Kaltenborn: Es war schon in der Vergangenheit so, dass bei Sauber die Abteilungsleiter eine wichtige Rolle spielten. Wir haben diese Struktur ohne einen Technischen Direktor bewusst gewählt und wir sind auch überzeugt, dass das für uns die bestmögliche Lösung ist. Die Hauptaufgaben sind auf die drei Bereiche Design, Vehicle Performance und Aerodynamik verteilt.

SPOX: Ex-FIA-Boss Max Mosley hatte 2009 geplant, die Kosten auf 40 Million Pfund pro Team und Jahr zu begrenzen. Damals drohten die Werksteams aus der F1 auszusteigen und eine eigene Rennserie zu gründen. Jetzt strebt Bernie Ecclestone wieder eine Budgetobergrenze an. Wie hoch sollte die Ihrer Meinung nach sein?

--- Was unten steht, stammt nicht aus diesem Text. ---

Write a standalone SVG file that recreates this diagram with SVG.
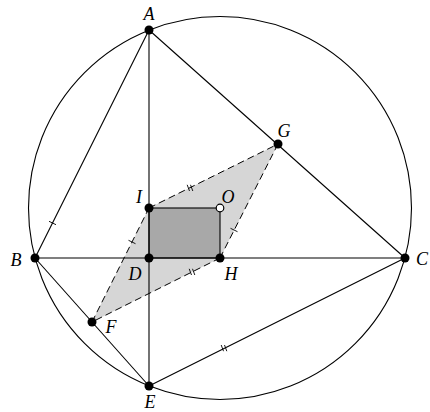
<svg xmlns="http://www.w3.org/2000/svg" width="430" height="412" viewBox="0 0 430 412">
<style>
.ln{stroke:#000;stroke-width:1.1;fill:none}
.da{stroke:#000;stroke-width:1;fill:none;stroke-dasharray:7 4}
.tk{stroke:#000;stroke-width:0.9;fill:none}
.lb{font-family:"Liberation Serif","DejaVu Serif",serif;font-style:italic;font-size:18px;text-anchor:middle;fill:#000}
.pt{fill:#000}
</style>
<rect width="430" height="412" fill="#fff"/>
<g id="shapes">
<polygon points="149,208 278,144 220,258 92,322" fill="#d6d6d6" stroke="none"/>
<rect x="149" y="208" width="71" height="50" fill="#a8a8a8" stroke="#000" stroke-width="1.1"/>
</g>
<g id="connectors">
<circle class="ln" cx="220" cy="208" r="191.5"/>
<line class="ln" x1="149" y1="30" x2="35" y2="258"/>
<line class="ln" x1="149" y1="30" x2="405" y2="258"/>
<line class="ln" x1="149" y1="30" x2="149" y2="386"/>
<line class="ln" x1="35" y1="258" x2="405" y2="258"/>
<line class="ln" x1="35" y1="258" x2="149" y2="386"/>
<line class="ln" x1="149" y1="386" x2="405" y2="258"/>
<line class="da" x1="149" y1="208" x2="278" y2="144"/>
<line class="da" x1="278" y1="144" x2="220" y2="258"/>
<line class="da" x1="220" y1="258" x2="92" y2="322"/>
<line class="da" x1="92" y1="322" x2="149" y2="208"/>
<line class="tk" x1="49" y1="221.3" x2="56" y2="224.7"/>
<line class="tk" x1="128.5" y1="240.3" x2="135.5" y2="243.7"/>
<line class="tk" x1="230.5" y1="228.3" x2="237.5" y2="231.7"/>
<line class="tk" x1="187.2" y1="184.8" x2="189.5" y2="191"/>
<line class="tk" x1="190.5" y1="184.8" x2="192.8" y2="191"/>
<line class="tk" x1="189.2" y1="268.8" x2="191.5" y2="275"/>
<line class="tk" x1="192.5" y1="268.8" x2="194.8" y2="275"/>
<line class="tk" x1="221.2" y1="345" x2="223.5" y2="351.2"/>
<line class="tk" x1="224.5" y1="345" x2="226.8" y2="351.2"/>
</g>
<g id="A"><circle class="pt" cx="149" cy="30" r="4.5"/><text class="lb" x="149" y="20">A</text></g>
<g id="B"><circle class="pt" cx="35" cy="258" r="4.5"/><text class="lb" x="16" y="266">B</text></g>
<g id="C"><circle class="pt" cx="405" cy="258" r="4.5"/><text class="lb" x="422" y="265">C</text></g>
<g id="D"><circle class="pt" cx="149" cy="258" r="4.5"/><text class="lb" x="135" y="280">D</text></g>
<g id="E"><circle class="pt" cx="149" cy="386" r="4.5"/><text class="lb" x="150" y="408">E</text></g>
<g id="F"><circle class="pt" cx="92" cy="322" r="4.5"/><text class="lb" x="111" y="333">F</text></g>
<g id="G"><circle class="pt" cx="278" cy="144" r="4.5"/><text class="lb" x="284" y="137">G</text></g>
<g id="H"><circle class="pt" cx="220" cy="258" r="4.5"/><text class="lb" x="231" y="280">H</text></g>
<g id="I"><circle class="pt" cx="149" cy="208" r="4.5"/><text class="lb" x="139" y="203">I</text></g>
<g id="O"><circle cx="220" cy="208" r="3.8" fill="#fff" stroke="#000" stroke-width="1.2"/><text class="lb" x="228" y="203">O</text></g>
</svg>
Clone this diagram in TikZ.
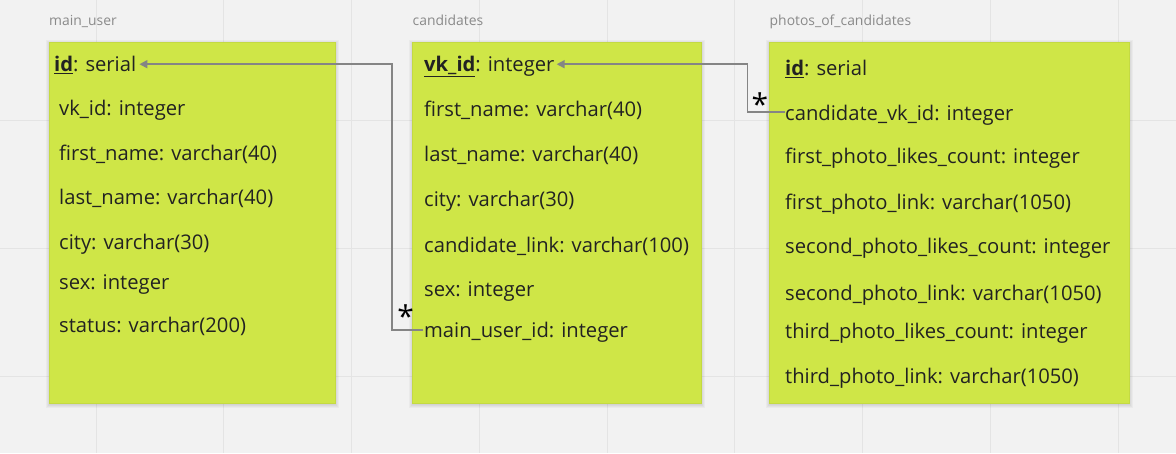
\documentclass[tikz,border=0pt]{standalone}
\usepackage{fontspec}
\setmainfont{Open Sans}
\usetikzlibrary{arrows.meta,calc}

\definecolor{canvas}{HTML}{F2F2F2}
\definecolor{gridline}{HTML}{E4E4E4}
\definecolor{sticky}{RGB}{207,230,71}
\definecolor{stickyedge}{RGB}{196,218,66}
\definecolor{ink}{HTML}{222222}
\definecolor{caption}{HTML}{8A8A8A}
\definecolor{wire}{HTML}{858585}

% primary key: bold and underlined
\newcommand{\pkey}[1]{\underline{\textbf{#1}}}

\begin{document}
\begin{tikzpicture}[x=1pt,y=-1pt,
  field/.style={anchor=base west, inner sep=0pt, text=ink, font=\fontsize{20.2}{22}\selectfont},
  tabletitle/.style={anchor=base west, inner sep=0pt, text=caption, font=\fontsize{13.9}{15}\selectfont},
  tablebox/.style={anchor=north west, fill=sticky, draw=stickyedge, line width=0.5pt, inner sep=0pt},
  conn/.style={draw=wire, line width=1.6pt, -{Triangle[length=8pt,width=8pt]}},
  many/.style={anchor=base, inner sep=0pt, text=black, font=\fontsize{30}{32}\selectfont}
]
% canvas and grid
\fill[canvas] (0,0) rectangle (1176,453);
\useasboundingbox (0,0) rectangle (1176,453);
\foreach \gx in {0,...,8} \draw[gridline, line width=1pt] ({96+127.75*\gx},0) -- ++(0,453);
\foreach \gy in {120,248,376} \draw[gridline, line width=1pt] (0,\gy) -- (1176,\gy);

% soft shadows under the tables
\foreach \lx/\rx in {49/335,412/701,769/1129}{
  \foreach \s in {1,2,3,4}{
    \fill[black, opacity=0.03] (\lx-\s+1, 42-\s+2) rectangle (\rx+\s, 403+\s+1);
  }
}

% tables
\node[tablebox, minimum width=286pt, minimum height=361pt] (mainuser) at (49,42) {};
\node[tablebox, minimum width=289pt, minimum height=361pt] (candidates) at (412,42) {};
\node[tablebox, minimum width=360pt, minimum height=361pt] (photos) at (769,42) {};

% table titles
\node[tabletitle] (t-mu) at (49,25.5) {main\_user};
\node[tabletitle] (t-c) at (412.5,25.5) {candidates};
\node[tabletitle] (t-p) at (769.5,25.5) {photos\_of\_candidates};

% main_user fields
\node[field] (mu-id)     at (54,71.7)  {\pkey{id}: serial};
\node[field] (mu-vkid)   at (59,115.5) {vk\_id: integer};
\node[field] (mu-first)  at (59,160)   {first\_name: varchar(40)};
\node[field] (mu-last)   at (59,204)   {last\_name: varchar(40)};
\node[field] (mu-city)   at (59,249)   {city: varchar(30)};
\node[field] (mu-sex)    at (59,289)   {sex: integer};
\node[field] (mu-status) at (59,332.5) {status: varchar(200)};

% candidates fields
\node[field] (c-vkid)  at (424,71.7)  {\pkey{vk\_id}: integer};
\node[field] (c-first) at (424,116)   {first\_name: varchar(40)};
\node[field] (c-last)  at (424,161.5) {last\_name: varchar(40)};
\node[field] (c-city)  at (424,206.5) {city: varchar(30)};
\node[field] (c-link)  at (424,252.5) {candidate\_link: varchar(100)};
\node[field] (c-sex)   at (424,296)   {sex: integer};
\node[field] (c-muid)  at (424,337.5) {main\_user\_id: integer};

% photos_of_candidates fields
\node[field] (p-id)     at (785,75.5)  {\pkey{id}: serial};
\node[field] (p-cvkid)  at (785,120)   {candidate\_vk\_id: integer};
\node[field] (p-l1)     at (785,163.5) {first\_photo\_likes\_count: integer};
\node[field] (p-k1)     at (785,209.5) {first\_photo\_link: varchar(1050)};
\node[field] (p-l2)     at (785,253.5) {second\_photo\_likes\_count: integer};
\node[field] (p-k2)     at (785,300)   {second\_photo\_link: varchar(1050)};
\node[field] (p-l3)     at (785,338.3) {third\_photo\_likes\_count: integer};
\node[field] (p-k3)     at (785,383.3) {third\_photo\_link: varchar(1050)};

% relation end points
\coordinate (mu-in) at ($(mu-id.base east)+(3,-7.5)$);
\coordinate (c-out) at ($(c-muid.base west)+(-1,-7.5)$);
\coordinate (c-in)  at ($(c-vkid.base east)+(2,-7.5)$);
\coordinate (p-out) at ($(p-cvkid.base west)+(0,-8)$);

% relations
\draw[conn] (c-out) -- ++(-31,0) |- (mu-in);
\draw[conn] (p-out) -- ++(-37.5,0) |- (c-in);

% multiplicity marks
\node[many] (m1) at (405.7,327) {*};
\node[many] (m2) at (760,115) {*};
\end{tikzpicture}
\end{document}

Kaltenborn: Generell ist es dringend nötig, dass die Kosten sinken, denn mit Ausnahme der großen Teams ist es für alle privaten Teams eine große Herausforderung, jedes Jahr eine solide Finanzierung sicherzustellen. Das kann entweder über das so genannte RRA, das Resourcen-Restiriktions-Abkommen, oder über eine Budgetobergrenze erreicht werden. Persönlich bevorzuge ich die Budgetobergrenze, weil sie mehr Freiheiten im Bereich der Technik lässt. Über Zahlen kann man aber erst konkret sprechen, wenn definiert ist, was unter die Budgetgrenze fällt und was nicht.

SPOX: Vier Rennen stehen in dieser Saison noch aus. Sie kämpfen aktuell in der Konstrukteurs-WM mit Mercedes um Platz fünf. Was wollen Sie bei den verbleibenden Grands Prix noch erreichen?

Kaltenborn: Ich erwarte, dass wir auch in den letzten Rennen noch gute Leistungen abliefern. Vor der Saison haben wir gesagt, dass wir uns in der WM signifikant verbessern wollen. Ausgehend von Rang sieben im vergangenen Jahr wäre das der fünfte Rang bei den Konstrukteuren. Das ist ambitioniert, aber man muss sich hohe Ziele setzen. Ich habe volles Vertrauen in unsere Mannschaft. Das wichtigste wird sein, dass wir Ende Saison sagen können: "Wir haben alles versucht, was für uns möglich war."